Refraction in the High Definition Render Pipeline
The High Definition Render Pipeline (HDRP) uses a refraction algorithm to simulate light deviation and absorption within Materials. To speed up computation, HDRP uses the following assumptions about the path that light travels :
- Light first travels through air, then through the Material, and then through air again. This means that the algorithm calculates light deviation at both interfaces with the Material: air to Material, and Material to air.
- A simple shape can approximate the surface of the object. This shape is defined in the Refraction Model.
HDRP uses the refraction model to determine the deviated light direction and the distance that light travels within the Material. HDRP then ray cast against a probe proxy volume (Proxy Raycasting) to find the hit point of the refracted light ray.
To set up refraction on your Material, you need to do the following:
- Click on your Material to open it in the Inspector.
- Click the Surface Type drop-down and select Transparent. This exposes the Transparency Inputs section in the Inspector.
- Click the Refraction Model drop-down to select the Refraction Model for the Material.
- Make sure the alpha value for the Base Map is less than 1 to make the Material refractive. A value of 0 means that the Material is fully refractive.
For more information on the properties that control refraction, see Surface Type.
Note that, intuitively, the less smooth the material is for the refracting object the blurrier the refraction will be.

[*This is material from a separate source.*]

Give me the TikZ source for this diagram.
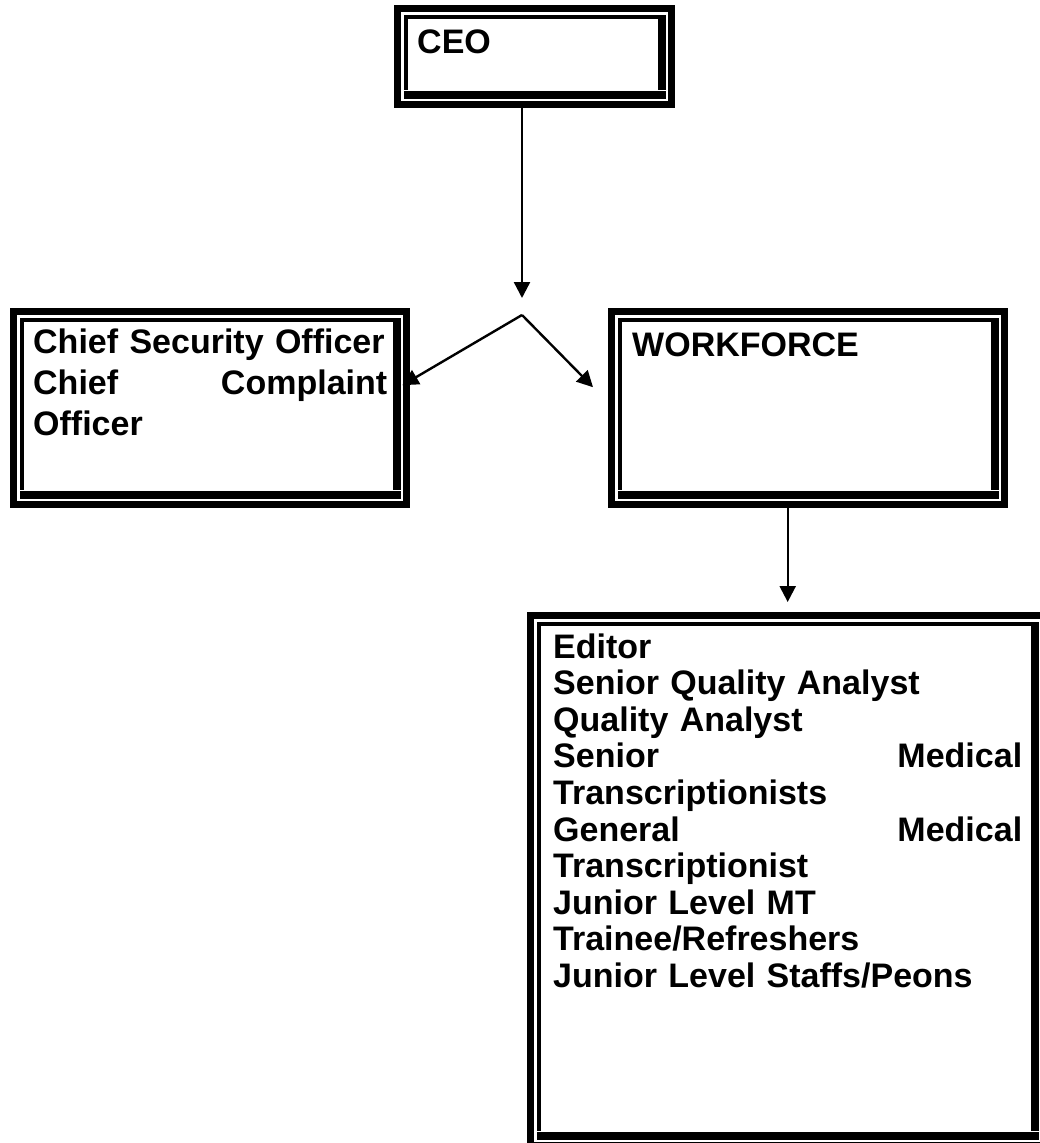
\documentclass[tikz,border=0pt]{standalone}
\usepackage{fontspec}
\setmainfont{Liberation Sans}
\usetikzlibrary{arrows.meta,positioning,calc}

\tikzset{
    tierbox/.style={rectangle, draw=none, inner sep=0pt, anchor=north west},
    tiertext/.style={anchor=base west, inner sep=0pt, align=left,
        font=\bfseries\fontsize{34}{36.6}\selectfont},
    link/.style={line width=2.4pt, -{Triangle[length=16pt,width=16pt]}},
}

% heavy outer line, thin inner line on top/left, heavy inner line on bottom/right
\newcommand{\tierframe}[1]{%
    \draw[line width=7pt] ([shift={(3.5,3.5)}]#1.north west) rectangle ([shift={(-3.5,-3.5)}]#1.south east);
    \fill ([shift={(9.5,9.5)}]#1.north west) rectangle ([shift={(-9.5,13.5)}]#1.north east);
    \fill ([shift={(9.5,9.5)}]#1.north west) rectangle ([shift={(13.5,-18)}]#1.south west);
    \fill ([shift={(-17,9.5)}]#1.north east) rectangle ([shift={(-9.5,-18)}]#1.south east);
    \fill ([shift={(9.5,-17)}]#1.south west) rectangle ([shift={(-9.5,-9.5)}]#1.south east);
}

\begin{document}
\begin{tikzpicture}[x=1pt,y=-1pt]
    \useasboundingbox (0,0) rectangle (1040,1143);
    \clip (0,0) rectangle (1040,1143);

    % Top
    \node[tierbox, minimum width=281pt, minimum height=103pt] (ceo) at (394,5) {};
    \tierframe{ceo}
    \node[tiertext, text width=240pt] (ceo-text) at ([shift={(23,48)}]ceo.north west) {CEO};

    % Second level
    \node[tierbox, minimum width=400pt, minimum height=200pt] (cso) at (10,308) {};
    \tierframe{cso}
    \node[tiertext, text width=354pt, font=\bfseries\fontsize{34}{41}\selectfont]
        (cso-text) at ([shift={(23,45)}]cso.north west)
        {Chief Security Officer\\ Chief\hfill Complaint\\ Officer};

    \node[tierbox, minimum width=400pt, minimum height=200pt] (workforce) at (608,308) {};
    \tierframe{workforce}
    \node[tiertext, text width=354pt] (workforce-text) at ([shift={(24,48)}]workforce.north west) {WORKFORCE};

    % Third level (runs off the page)
    \node[tierbox, minimum width=521pt, minimum height=537pt] (duties) at (527,612) {};
    \tierframe{duties}
    \node[tiertext, text width=469pt] (duties-text) at ([shift={(26,46)}]duties.north west)
        {Editor\\
         Senior Quality Analyst\\
         Quality Analyst\\
         Senior\hfill Medical\\
         Transcriptionists\\
         General\hfill Medical\\
         Transcriptionist\\
         Junior Level MT\\
         Trainee/Refreshers\\
         Junior Level Staffs/Peons};

    % Connectors
    \coordinate (fork) at (522,315);
    \coordinate (fork-top) at (522,298);
    \draw[link] (ceo.south -| fork) -- (fork-top);
    \draw[link] (fork) -- ([shift={(-8,-23)}]cso.east);
    \draw[link] (fork) -- ([shift={(-15,-21)}]workforce.west);
    \draw[link] (workforce.south -| duties.north) -- ([yshift=10pt]duties.north);
\end{tikzpicture}
\end{document}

Settings up a Probe Proxy Volume is also necessary if you want to use screen space refraction effectively. This is because screen space refraction uses the Probe Proxy Volume to approximate the scene and find the correct refracted color. To obtain the best results, the proxy volume should approximate as much of the Scene where refracted rays are intended to land as possible. For more information on proxy volumes, see the Reflection Proxy Volume page.
HDRP uses these techniques to calculate light refraction:
To help you decide which techniques to use in your Unity Project, the following table shows the resource intensity of each technique.
|Technique||Description||Resource intensity at runtime|
|Screen space refractions||Screen space solution that captures all GameObjects in real time.||Low.|
|Baked Reflection Probes||Manually placed, local Reflection Probe that only captures static GameObjects during the baking process.||Low.|
|Realtime Reflection Probes||Manually placed, local Reflection Probe that captures all GameObjects in real time.||Medium-High (this depends on the resolution of the GameObject capture).|
To produce the highest quality refractions, HDRP selects which refraction technique gives the best accuracy for each pixel and uses that for calculating refraction, while ensuring it blends with all the other techniques.
To do this, HDRP checks the available techniques in a specific order, called the Refraction hierarchy. The order of the Refraction hierarchy is:
This means that, if screen space refraction does not return information for a pixel, HDRP uses Reflection Probes for that pixel.
Screen space refraction
The first tier of the refraction hierarchy is a screen space solution. To calculate screen space refraction, the algorithm traces a ray starting from the refractive object. It then refracts the ray according to the properties of the material. To compute the refracted ray, the algorithm assumes that the refractive object can be approximated as a simple shape (Refraction Model) .
The refracted ray will be then intersected against the closest probe proxy volume to find the pixel in screen space that best approximates the result of the refracted ray. If there is no reflection probe proxy available, HDRP will fallback to a projection at infinite.
The second level of the refraction hierarchy uses Reflection Probes. When screen space refraction does not manage to produce useful refraction data for a pixel, possibly because the area it reflects is off screen, HDRP uses Reflection Probes. Reflection Probes capture the Scene from their point of view, and store the result as a Texture. Refractive Materials in range of a Probe can query that Probe’s Texture and then use it to simulate accurate refraction.
Unlike screen space refraction, you must set up Reflection Probes manually.
For more information on Reflection Probes, see:
- Reflection Probes introduction
- Reflection Probe component documentation
- Planar Reflection Probe component documentation
HDRP uses simple shapes to approximate the surface of GameObjects:
- Sphere: Approximates the surface as a sphere.
- Box: Approximates the surface as a hollow box. In this case think of the thickness as being the distance between two parallel faces of the box.
- Thin: Approximates the surface as a hollow box with a fixed thickness of 5cm.
For a solid GameObject, use the Sphere Refraction Model with a thickness that is approximately the size of the GameObject that the Material is for. To set the thickness, use the Refraction Thickness.
For a hollow refractive GameObject (for example, a bubble), use the Thin refraction Model, or Box with a small thickness value. To set the thickness, use the Refraction Thickness.